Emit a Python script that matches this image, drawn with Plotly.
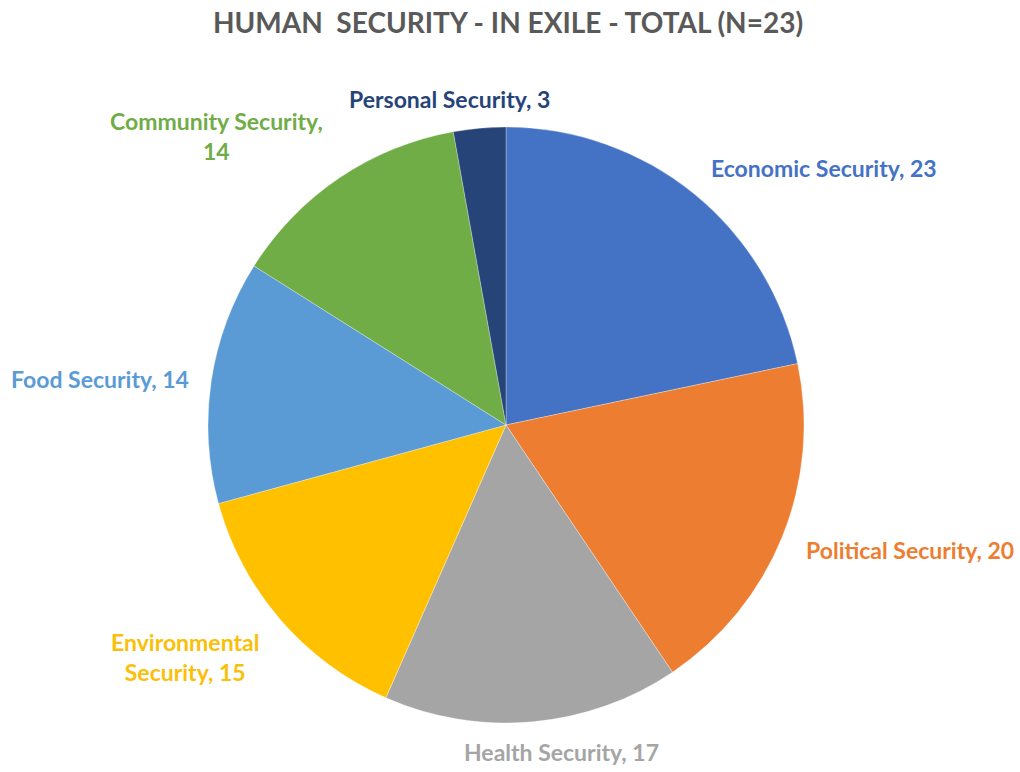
import plotly.graph_objects as go

# Categories and counts (clockwise from 12 o'clock)
categories = ["Economic Security", "Political Security", "Health Security",
              "Environmental Security", "Food Security", "Community Security",
              "Personal Security"]
counts = [23, 20, 17, 15, 14, 14, 3]

# Slice colours (Office palette)
colors = ["#4472C4", "#ED7D31", "#A5A5A5", "#FFC000", "#5B9BD5", "#70AD47", "#264478"]
label_colors = ["#4472C4", "#ED7D31", "#A5A5A5", "#FBBF08", "#5B9BD5", "#70AD47", "#264478"]

# Label text layout (line breaks) and label anchor positions in paper space
label_lines = [
    ["Economic Security, {v}"],
    ["Political Security, {v}"],
    ["Health Security, {v}"],
    ["Environmental", "Security, {v}"],
    ["Food Security, {v}"],
    ["Community Security,", "{v}"],
    ["Personal Security, {v}"],
]
label_pos = [(824, 168), (910, 550), (561, 752), (185, 657), (100, 379), (216, 136), (449, 99)]

W, H = 1020, 772
cx, cy, r = 506, 425, 298

fig = go.Figure()
fig.add_trace(go.Pie(
    labels=categories,
    values=counts,
    sort=False,
    direction="clockwise",
    rotation=0,
    marker=dict(colors=colors, line=dict(color="rgba(255,255,255,0.5)", width=0.6)),
    textinfo="none",
    hoverinfo="label+value",
    showlegend=False,
    domain=dict(x=[(cx - r) / W, (cx + r) / W], y=[(H - cy - r) / H, (H - cy + r) / H]),
))

font_family = "Lato, 'Open Sans', sans-serif"
for lines, v, col, (px, py) in zip(label_lines, counts, label_colors, label_pos):
    text = "<br>".join(line.format(v=v) for line in lines)
    fig.add_annotation(
        x=px / W, y=1 - py / H, xref="paper", yref="paper",
        text=f"<b>{text}</b>", showarrow=False,
        xanchor="center", yanchor="middle", align="center",
        font=dict(family=font_family, size=23, color=col),
    )

fig.update_layout(
    width=W, height=H,
    margin=dict(l=0, r=0, t=0, b=0),
    paper_bgcolor="white",
    plot_bgcolor="white",
    title=dict(
        text="<b>HUMAN  SECURITY - IN EXILE - TOTAL (N=23)</b>",
        x=508 / W, xanchor="center", y=1 - 23 / H, yanchor="middle",
        font=dict(family=font_family, size=28, color="#595959"),
    ),
)

fig.write_html("out.html")
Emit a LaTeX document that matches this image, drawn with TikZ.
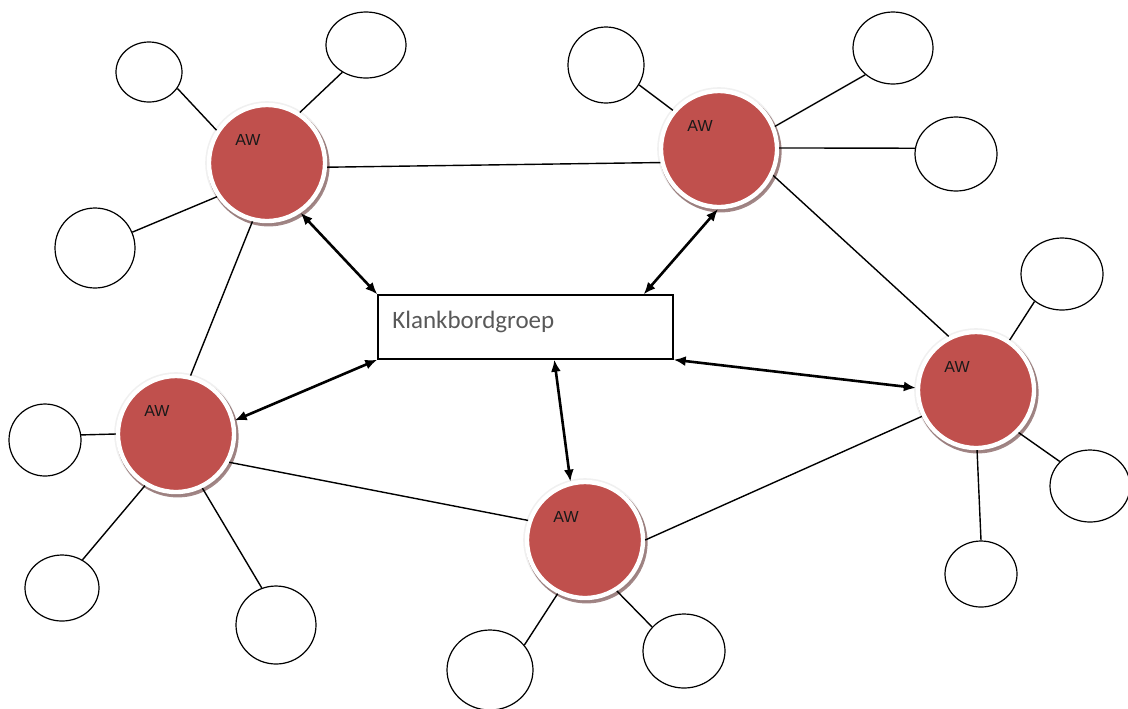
\documentclass[tikz,border=0pt]{standalone}
\usepackage{fontspec}
\setmainfont{Liberation Sans}
\newfontfamily\carlito{Carlito}
\usepackage{xcolor}
\usetikzlibrary{shapes.geometric,arrows.meta,shadows,calc}
\definecolor{awred}{HTML}{C0504D}
\definecolor{boxtext}{HTML}{595959}

\begin{document}
\begin{tikzpicture}[
    x=0.5pt, y=-0.5pt,
    aw/.style={
        circle, inner sep=0pt, minimum size=58pt,
        fill=awred, draw=white, line width=2.2pt,
        preaction={draw=gray!12, line width=3.8pt},
        drop shadow={shadow xshift=0.8pt, shadow yshift=-1.2pt,
            shadow scale=1.05, fill=awred!45!black, opacity=0.55},
        label={[awtext, xshift=-9.5pt, yshift=11.5pt]center:AW}
    },
    awtext/.style={font=\fontsize{8}{9.5}\selectfont, text=black!90, inner sep=0pt},
    member/.style={ellipse, draw, line width=0.6pt, fill=white, inner sep=0pt},
    groepbox/.style={draw, line width=0.7pt, inner sep=0pt,
        minimum width=147.5pt, minimum height=32pt},
    link/.style={line width=0.7pt},
    arrow/.style={{Latex[length=6pt,width=5pt]}-{Latex[length=6pt,width=5pt]},
        line width=1.3pt}
]
\fill[white] (0,0) rectangle (1128,708);
\useasboundingbox (0,0) rectangle (1128,708);

% werkgroepen
\node[aw] (awnw) at (267,163) {};
\node[aw] (awne) at (719,149) {};
\node[aw] (awe) at (976,390) {};
\node[aw] (awsw) at (176,434) {};
\node[aw] (aws) at (585,540) {};

% klankbordgroep
\node[groepbox] (groep) at (525.5,327) {};
\node[anchor=base west, inner sep=0pt, text=boxtext,
    font=\carlito\fontsize{12.5}{15}\selectfont] (groeptext) at (392,328) {Klankbordgroep};

% leden
\node[member, minimum width=33pt, minimum height=30pt] (nwa) at (149,72) {};
\node[member, minimum width=40pt, minimum height=33pt] (nwb) at (366,45) {};
\node[member, minimum width=40pt, minimum height=40pt] (nwc) at (95,248) {};
\node[member, minimum width=38pt, minimum height=38pt] (nea) at (606,65) {};
\node[member, minimum width=40pt, minimum height=36pt] (neb) at (893,48) {};
\node[member, minimum width=41pt, minimum height=37pt] (nec) at (956,154) {};
\node[member, minimum width=41pt, minimum height=36pt] (ea) at (1062,274) {};
\node[member, minimum width=40pt, minimum height=36pt] (eb) at (1090,486) {};
\node[member, minimum width=36pt, minimum height=33pt] (ec) at (981,574) {};
\node[member, minimum width=36pt, minimum height=36pt] (swa) at (45,440) {};
\node[member, minimum width=37pt, minimum height=33pt] (swb) at (62,588) {};
\node[member, minimum width=40pt, minimum height=39pt] (swc) at (276,625) {};
\node[member, minimum width=43pt, minimum height=40pt] (sa) at (490,670) {};
\node[member, minimum width=41pt, minimum height=37pt] (sb) at (684,651) {};

% verbindingen
\draw[link] (nwa.-30) -- (awnw.147);
\draw[link] (nwb.229) -- (awnw.57);
\draw[link] (nwc.23) -- (awnw.214);
\draw[link] (awnw.-4) -- (awne.193);
\draw[link] (awnw.256) -- (awsw.76);
\draw[link] (nea.-31) -- (awne.140);
\draw[link] (neb.224) -- (awne.22);
\draw[link] (nec.172) -- (awne.1);
\draw[link] (awne.-26) -- (awe.117);
\draw[link] (ea.225) -- (awe.56);
\draw[link] (eb.141) -- (awe.-45);
\draw[link] (ec.90) -- (awe.-89);
\draw[link] (awe.206) -- (aws.0);
\draw[link] (swa.8) -- (awsw.180);
\draw[link] (swb.54) -- (awsw.239);
\draw[link] (swc.111) -- (awsw.-64);
\draw[link] (awsw.-28) -- (aws.161);
\draw[link] (sa.36) -- (aws.243);
\draw[link] (sb.143) -- (aws.-58);

% terugkoppeling
\draw[arrow] (awnw.-56) -- (groep.north west);
\draw[arrow] (awne.-91) -- ($(groep.north east)+(-30,0)$);
\draw[arrow] (groep.south east) -- (awe.178);
\draw[arrow] (awsw.13) -- (groep.south west);
\draw[arrow] ($(groep.south west)+(177,0)$) -- (aws.104);

\end{tikzpicture}
\end{document}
^^^^^^^^^^^^^^^^
• Requirement
Print out the lines exactly, skipping any picture.

• Problem solution
Emit a Python script that matches this image, drawn with Plotly.
import plotly.graph_objects as go

# Categories and counts (clockwise from 12 o'clock)
categories = ["Economic Security", "Political Security", "Health Security",
              "Environmental Security", "Food Security", "Community Security",
              "Personal Security"]
counts = [23, 20, 17, 15, 14, 14, 3]

# Slice colours (Office palette)
colors = ["#4472C4", "#ED7D31", "#A5A5A5", "#FFC000", "#5B9BD5", "#70AD47", "#264478"]
label_colors = ["#4472C4", "#ED7D31", "#A5A5A5", "#FBBF08", "#5B9BD5", "#70AD47", "#264478"]

# Label text layout (line breaks) and label anchor positions in paper space
label_lines = [
    ["Economic Security, {v}"],
    ["Political Security, {v}"],
    ["Health Security, {v}"],
    ["Environmental", "Security, {v}"],
    ["Food Security, {v}"],
    ["Community Security,", "{v}"],
    ["Personal Security, {v}"],
]
label_pos = [(824, 168), (910, 550), (561, 752), (185, 657), (100, 379), (216, 136), (449, 99)]

W, H = 1020, 772
cx, cy, r = 506, 425, 298

fig = go.Figure()
fig.add_trace(go.Pie(
    labels=categories,
    values=counts,
    sort=False,
    direction="clockwise",
    rotation=0,
    marker=dict(colors=colors, line=dict(color="rgba(255,255,255,0.5)", width=0.6)),
    textinfo="none",
    hoverinfo="label+value",
    showlegend=False,
    domain=dict(x=[(cx - r) / W, (cx + r) / W], y=[(H - cy - r) / H, (H - cy + r) / H]),
))

font_family = "Lato, 'Open Sans', sans-serif"
for lines, v, col, (px, py) in zip(label_lines, counts, label_colors, label_pos):
    text = "<br>".join(line.format(v=v) for line in lines)
    fig.add_annotation(
        x=px / W, y=1 - py / H, xref="paper", yref="paper",
        text=f"<b>{text}</b>", showarrow=False,
        xanchor="center", yanchor="middle", align="center",
        font=dict(family=font_family, size=23, color=col),
    )

fig.update_layout(
    width=W, height=H,
    margin=dict(l=0, r=0, t=0, b=0),
    paper_bgcolor="white",
    plot_bgcolor="white",
    title=dict(
        text="<b>HUMAN  SECURITY - IN EXILE - TOTAL (N=23)</b>",
        x=508 / W, xanchor="center", y=1 - 23 / H, yanchor="middle",
        font=dict(family=font_family, size=28, color="#595959"),
    ),
)

fig.write_html("out.html")
Emit a LaTeX document that matches this image, drawn with TikZ.
\documentclass[tikz,border=0pt]{standalone}
\usepackage{fontspec}
\setmainfont{Liberation Sans}
\newfontfamily\carlito{Carlito}
\usepackage{xcolor}
\usetikzlibrary{shapes.geometric,arrows.meta,shadows,calc}
\definecolor{awred}{HTML}{C0504D}
\definecolor{boxtext}{HTML}{595959}

\begin{document}
\begin{tikzpicture}[
    x=0.5pt, y=-0.5pt,
    aw/.style={
        circle, inner sep=0pt, minimum size=58pt,
        fill=awred, draw=white, line width=2.2pt,
        preaction={draw=gray!12, line width=3.8pt},
        drop shadow={shadow xshift=0.8pt, shadow yshift=-1.2pt,
            shadow scale=1.05, fill=awred!45!black, opacity=0.55},
        label={[awtext, xshift=-9.5pt, yshift=11.5pt]center:AW}
    },
    awtext/.style={font=\fontsize{8}{9.5}\selectfont, text=black!90, inner sep=0pt},
    member/.style={ellipse, draw, line width=0.6pt, fill=white, inner sep=0pt},
    groepbox/.style={draw, line width=0.7pt, inner sep=0pt,
        minimum width=147.5pt, minimum height=32pt},
    link/.style={line width=0.7pt},
    arrow/.style={{Latex[length=6pt,width=5pt]}-{Latex[length=6pt,width=5pt]},
        line width=1.3pt}
]
\fill[white] (0,0) rectangle (1128,708);
\useasboundingbox (0,0) rectangle (1128,708);

% werkgroepen
\node[aw] (awnw) at (267,163) {};
\node[aw] (awne) at (719,149) {};
\node[aw] (awe) at (976,390) {};
\node[aw] (awsw) at (176,434) {};
\node[aw] (aws) at (585,540) {};

% klankbordgroep
\node[groepbox] (groep) at (525.5,327) {};
\node[anchor=base west, inner sep=0pt, text=boxtext,
    font=\carlito\fontsize{12.5}{15}\selectfont] (groeptext) at (392,328) {Klankbordgroep};

% leden
\node[member, minimum width=33pt, minimum height=30pt] (nwa) at (149,72) {};
\node[member, minimum width=40pt, minimum height=33pt] (nwb) at (366,45) {};
\node[member, minimum width=40pt, minimum height=40pt] (nwc) at (95,248) {};
\node[member, minimum width=38pt, minimum height=38pt] (nea) at (606,65) {};
\node[member, minimum width=40pt, minimum height=36pt] (neb) at (893,48) {};
\node[member, minimum width=41pt, minimum height=37pt] (nec) at (956,154) {};
\node[member, minimum width=41pt, minimum height=36pt] (ea) at (1062,274) {};
\node[member, minimum width=40pt, minimum height=36pt] (eb) at (1090,486) {};
\node[member, minimum width=36pt, minimum height=33pt] (ec) at (981,574) {};
\node[member, minimum width=36pt, minimum height=36pt] (swa) at (45,440) {};
\node[member, minimum width=37pt, minimum height=33pt] (swb) at (62,588) {};
\node[member, minimum width=40pt, minimum height=39pt] (swc) at (276,625) {};
\node[member, minimum width=43pt, minimum height=40pt] (sa) at (490,670) {};
\node[member, minimum width=41pt, minimum height=37pt] (sb) at (684,651) {};

% verbindingen
\draw[link] (nwa.-30) -- (awnw.147);
\draw[link] (nwb.229) -- (awnw.57);
\draw[link] (nwc.23) -- (awnw.214);
\draw[link] (awnw.-4) -- (awne.193);
\draw[link] (awnw.256) -- (awsw.76);
\draw[link] (nea.-31) -- (awne.140);
\draw[link] (neb.224) -- (awne.22);
\draw[link] (nec.172) -- (awne.1);
\draw[link] (awne.-26) -- (awe.117);
\draw[link] (ea.225) -- (awe.56);
\draw[link] (eb.141) -- (awe.-45);
\draw[link] (ec.90) -- (awe.-89);
\draw[link] (awe.206) -- (aws.0);
\draw[link] (swa.8) -- (awsw.180);
\draw[link] (swb.54) -- (awsw.239);
\draw[link] (swc.111) -- (awsw.-64);
\draw[link] (awsw.-28) -- (aws.161);
\draw[link] (sa.36) -- (aws.243);
\draw[link] (sb.143) -- (aws.-58);

% terugkoppeling
\draw[arrow] (awnw.-56) -- (groep.north west);
\draw[arrow] (awne.-91) -- ($(groep.north east)+(-30,0)$);
\draw[arrow] (groep.south east) -- (awe.178);
\draw[arrow] (awsw.13) -- (groep.south west);
\draw[arrow] ($(groep.south west)+(177,0)$) -- (aws.104);

\end{tikzpicture}
\end{document}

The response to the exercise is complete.